Two students from Kearney High School in Kearney, Missouri had their personal quotes about being out of the closet scrubbed from the school yearbook without warning, local news station KCTV reports.
In his yearbook quote, Joey Slivinski originally wrote: “Of course I dress well. I didn’t spend all that time in the closet for nothing.”
Thomas Swartz’s had a similar sentiment: “If Harry Potter taught us anything, it’s that no one should have to live in the closet.”
Funny, right?
Apparently school officials didn’t think so. Both young men were disappointed when they opened their yearbooks and saw their quotes mysteriously missing.
“I went to find my quote in the yearbook but, nothing was there,” Joey said.
“It was a blank picture under my name,” Thomas added.

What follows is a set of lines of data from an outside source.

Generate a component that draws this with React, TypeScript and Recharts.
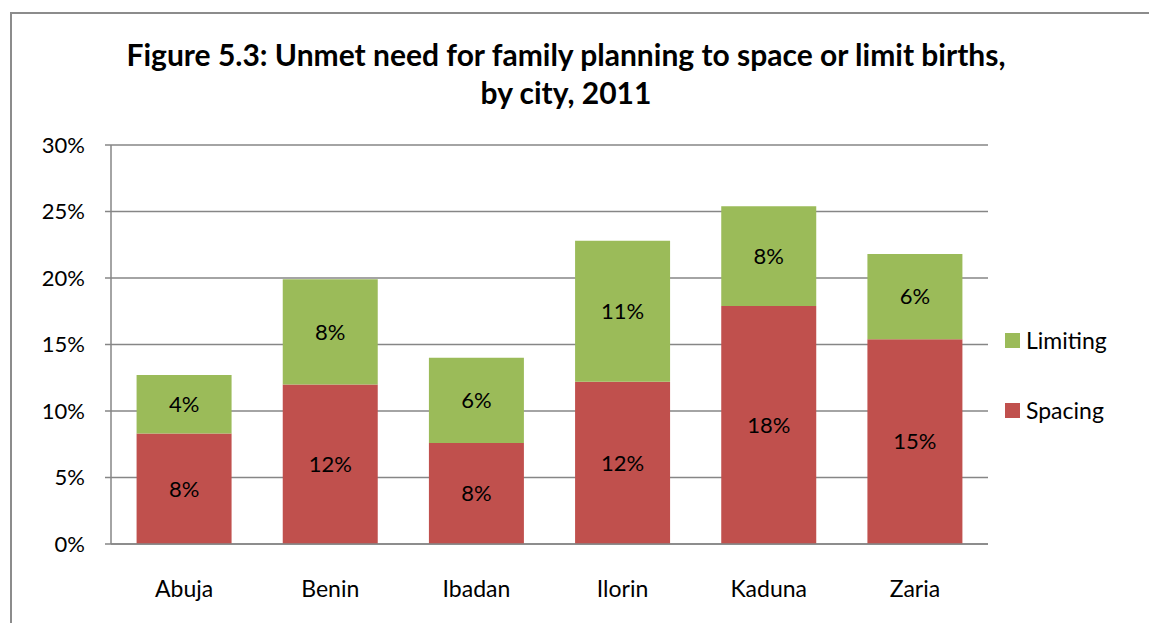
import { BarChart, Bar, XAxis, YAxis, CartesianGrid, LabelList } from 'recharts';

const cities = ['Abuja', 'Benin', 'Ibadan', 'Ilorin', 'Kaduna', 'Zaria'];
const spacing = [8.3, 12.0, 7.6, 12.2, 17.9, 15.4];
const limiting = [4.4, 7.9, 6.4, 10.6, 7.5, 6.4];
const yTicks = [0, 5, 10, 15, 20, 25, 30];

const SPACING_COLOR = '#C0504D';
const LIMITING_COLOR = '#9BBB59';
const GRID = '#868686';
const FONT = 'Lato, "Open Sans", sans-serif';

const chartData = cities.map((city, i) => ({
  city,
  spacing: spacing[i],
  limiting: limiting[i],
}));

const legendItems = [
  { name: 'Limiting', color: LIMITING_COLOR },
  { name: 'Spacing', color: SPACING_COLOR },
];

const pct = (v: any) => `${Math.round(Number(v))}%`;

export default function App() {
  return (
    <div style={{ position: 'absolute', left: 0, top: 0, width: 1149, height: 623, background: '#fff', overflow: 'hidden' }}>
      <div
        style={{
          position: 'absolute',
          left: 10,
          top: 12,
          width: 1200,
          height: 700,
          borderLeft: '2px solid #8c8c8c',
          borderTop: '2px solid #8c8c8c',
        }}
      />
      <div
        style={{
          position: 'absolute',
          left: 0,
          top: 35,
          width: 1132,
          textAlign: 'center',
          fontFamily: FONT,
          fontWeight: 700,
          fontSize: 30,
          lineHeight: '38px',
          color: '#000',
        }}
      >
        Figure 5.3: Unmet need for family planning to space or limit births,
        <br />
        by city, 2011
      </div>
      <div style={{ position: 'absolute', left: 0, top: 0 }}>
        <BarChart
          width={1149}
          height={623}
          data={chartData}
          margin={{ top: 145, right: 161, left: 0, bottom: 0 }}
          barCategoryGap="17.5%"
        >
          <CartesianGrid vertical={false} stroke={GRID} strokeWidth={1.5} />
          <XAxis
            dataKey="city"
            height={79}
            axisLine={{ stroke: GRID, strokeWidth: 1.5 }}
            tickLine={false}
            tickMargin={31}
            tick={{ fill: '#000', fontSize: 23, fontFamily: FONT }}
          />
          <YAxis
            width={111}
            domain={[0, 30]}
            ticks={yTicks}
            interval={0}
            tickFormatter={(v: number) => `${v}%`}
            axisLine={{ stroke: GRID, strokeWidth: 1.5 }}
            tickLine={{ stroke: GRID, strokeWidth: 1.5 }}
            tickSize={6}
            tickMargin={20}
            tick={{ fill: '#000', fontSize: 22, fontFamily: FONT }}
          />
          <Bar dataKey="spacing" name="Spacing" stackId="a" fill={SPACING_COLOR} isAnimationActive={false}>
            <LabelList dataKey="spacing" position="center" formatter={pct} fill="#000" fontSize={22} fontFamily={FONT} />
          </Bar>
          <Bar dataKey="limiting" name="Limiting" stackId="a" fill={LIMITING_COLOR} isAnimationActive={false}>
            <LabelList dataKey="limiting" position="center" formatter={pct} fill="#000" fontSize={22} fontFamily={FONT} />
          </Bar>
        </BarChart>
      </div>
      <div style={{ position: 'absolute', left: 1005, top: 324, fontFamily: FONT, fontSize: 23, color: '#000' }}>
        {legendItems.map(item => (
          <div key={item.name} style={{ display: 'flex', alignItems: 'center', height: 32, marginBottom: 38 }}>
            <span style={{ width: 15, height: 15, background: item.color, display: 'inline-block', marginRight: 6 }} />
            <span>{item.name}</span>
          </div>
        ))}
      </div>
    </div>
  );
}
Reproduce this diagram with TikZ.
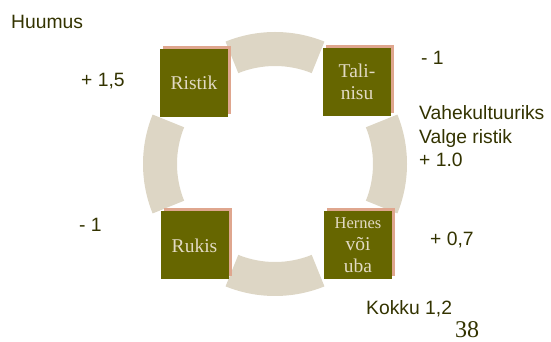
\documentclass[tikz,border=0pt]{standalone}
\usepackage{fontspec}
\setmainfont{Liberation Serif}
\setsansfont{Liberation Sans}
\usetikzlibrary{shadows,calc}
\definecolor{ringc}{HTML}{DDD6C5}
\definecolor{olivec}{HTML}{666600}
\definecolor{shadc}{HTML}{DFA68E}
\definecolor{boxtext}{HTML}{E2DAC4}
\definecolor{labc}{HTML}{333300}
\tikzset{
  ringseg/.style={fill=ringc, draw=none},
  cropbox/.style={fill=olivec, draw=none, minimum width=68pt, minimum height=68pt,
    inner sep=0pt, align=center, text=boxtext,
    general shadow={fill=shadc, shadow xshift=3pt, shadow yshift=3pt}},
  lab/.style={anchor=base west, inner sep=0pt, text=labc, font=\sffamily\fontsize{19.3}{23.5}\selectfont, align=left},
}
\begin{document}
\begin{tikzpicture}
\useasboundingbox (0pt,0pt) rectangle (551pt,342pt);
\coordinate (C) at (275pt,178pt);
\foreach \a in {0,90,180,270}{
  \fill[ringseg] ($(C)+(\a-22:132pt)$) arc[start angle=\a-22, end angle=\a+22, radius=132pt]
    -- ($(C)+(\a+22:98pt)$) arc[start angle=\a+22, end angle=\a-22, radius=98pt] -- cycle;
}
\node[cropbox, font=\fontsize{19.5}{22}\selectfont] (ristik) at (194pt,259pt) {Ristik};
\node[cropbox, font=\fontsize{19.5}{22}\selectfont] (tali) at (357pt,260pt) {Tali-\\nisu};
\node[cropbox, font=\fontsize{19.5}{22}\selectfont] (rukis) at (194.5pt,96.5pt) {Rukis};
\node[cropbox, font=\fontsize{16.5}{22}\selectfont] (hernes) at (358pt,97pt) {Hernes\\\fontsize{19.5}{22}\selectfont või\\\fontsize{19.5}{22}\selectfont uba};

\node[lab] (huumus) at (11pt,313pt) {Huumus};
\node[lab] (l1) at (81pt,255pt) {+ 1,5};
\node[lab] (l2) at (421pt,277pt) {- 1};
\node[lab] (l3) at (419pt,175pt) {Vahekultuuriks\\Valge ristik\\+ 1.0};
\node[lab] (l4) at (79pt,110pt) {- 1};
\node[lab] (l5) at (430pt,96pt) {+ 0,7};
\node[lab] (l6) at (366pt,27pt) {Kokku 1,2};
\node[anchor=base west, inner sep=0pt, text=labc, font=\fontsize{24}{24}\selectfont] (num) at (455pt,4pt) {38};
\end{tikzpicture}
\end{document}
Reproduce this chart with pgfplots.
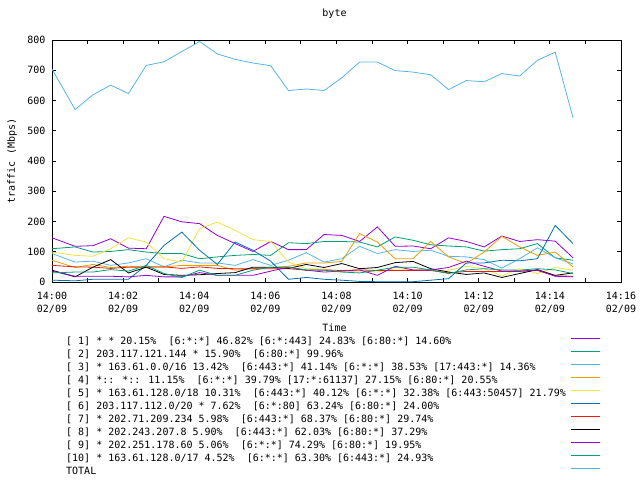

In a letter, the school’s principal, Dave Schwarzenbach, and the superintendent of schools, Dr. Bill Nicely, said the quotes were removed for being “potentially offensive,” but, in hindsight, they realized censoring the gay teens probably wasn’t the best idea:
Dear KHS Families,
District administrators were made aware of concerns regarding the removal of senior quotes from the school yearbook. Each year, graduating seniors are provided an opportunity to pick a favorite quote to be placed in the yearbook. In an effort to protect our students, quotes that could potentially offend another student or groups of students are not published. It is the school’s practice to err on the side of caution. Doing so in this case had the unintentional consequence of offending the very students the practice was designed to protect. We sincerely apologize to those students. All KSD staff understand the importance of inclusion and acceptance especially in an educational setting. We work diligently to help every student feel safe, supported, and included. District staff participate in ongoing training around issues of diversity and support student organizations that do the same. That being said, we acknowledge our mistake and will use it as a learning opportunity to improve in the future.
Sincerely, Dave Schwarzenbach KHS Principal
Dr. Bill Nicely KSD Superintendent of Schools
Both young men say they plan to print stickers with their quotes on them and hand them out to students to place in their yearbooks.
“I’m proud to be from Kearney and I’m proud to be who I am,” Joey said. “I’m just disappointed at what happened.”
Related: Parents outraged by LGBTQ page in high school yearbook
Juanjo
If those statements are offensive someone has a very low standard for being offended.
Billysees
What a shame that mean-spiritedness towards gay folk is still alive and active in the world today.
Kangol
It’s not just “mean-spiritedness,” it’s homophobia and heterosexism. It’s not an individual issue, it’s a systemic problem.
Billysees
Kangol writes —
It’s not just “mean-spiritedness,” it’s homophobia and heterosexism. It’s not an individual issue, it’s a systemic problem.
Agree completely.
He BGB
They were probably the most clever students there from those cute remarks. Too bad this school wants to make everyone boring and the same across the board.
Jacques
The principal and district supervisor should have to pay for the stickers to add their quotes to the book as it was their homophobia that caused this problem.
girldownunder
I agree 100%. I’d go further & say that the school principal & district super ought to have to pay, out of their own, bigoted pockets, to print & to post them out to every person who bought a yearbook.
NateOcean
And what lesson did we learn hear? That school officials are disingenuous lying cowards.
If they had a beef about the quotes, why not raise the concerns with the students themselves? Or the yearbook committee? Who knows, perhaps they’ve thought of something even trendier.
Instead, the administrators delete the comments without mention. Bastards. Get use to it, students, you will encounter such dimwits as you embark on your adult life.
Fifty years from now, when these guys are thumbing thru their old yearbooks, they will see the blank space and remember what pricks ran the school back in the day.
Thomas
Typical conservative snowflakes.
GayEGO
Ah, a public high school in Misery, the school needs to pay a huge fine for discriminating against these two young men as their comments are not offensive at all. It is the school so called leaders whose actions are offensive and they should be removed from their positions.
DCguy
They claimed they were trying to protect those students.
A few questions.
From what?
Who made that decision?
What penalty has been giving to that person?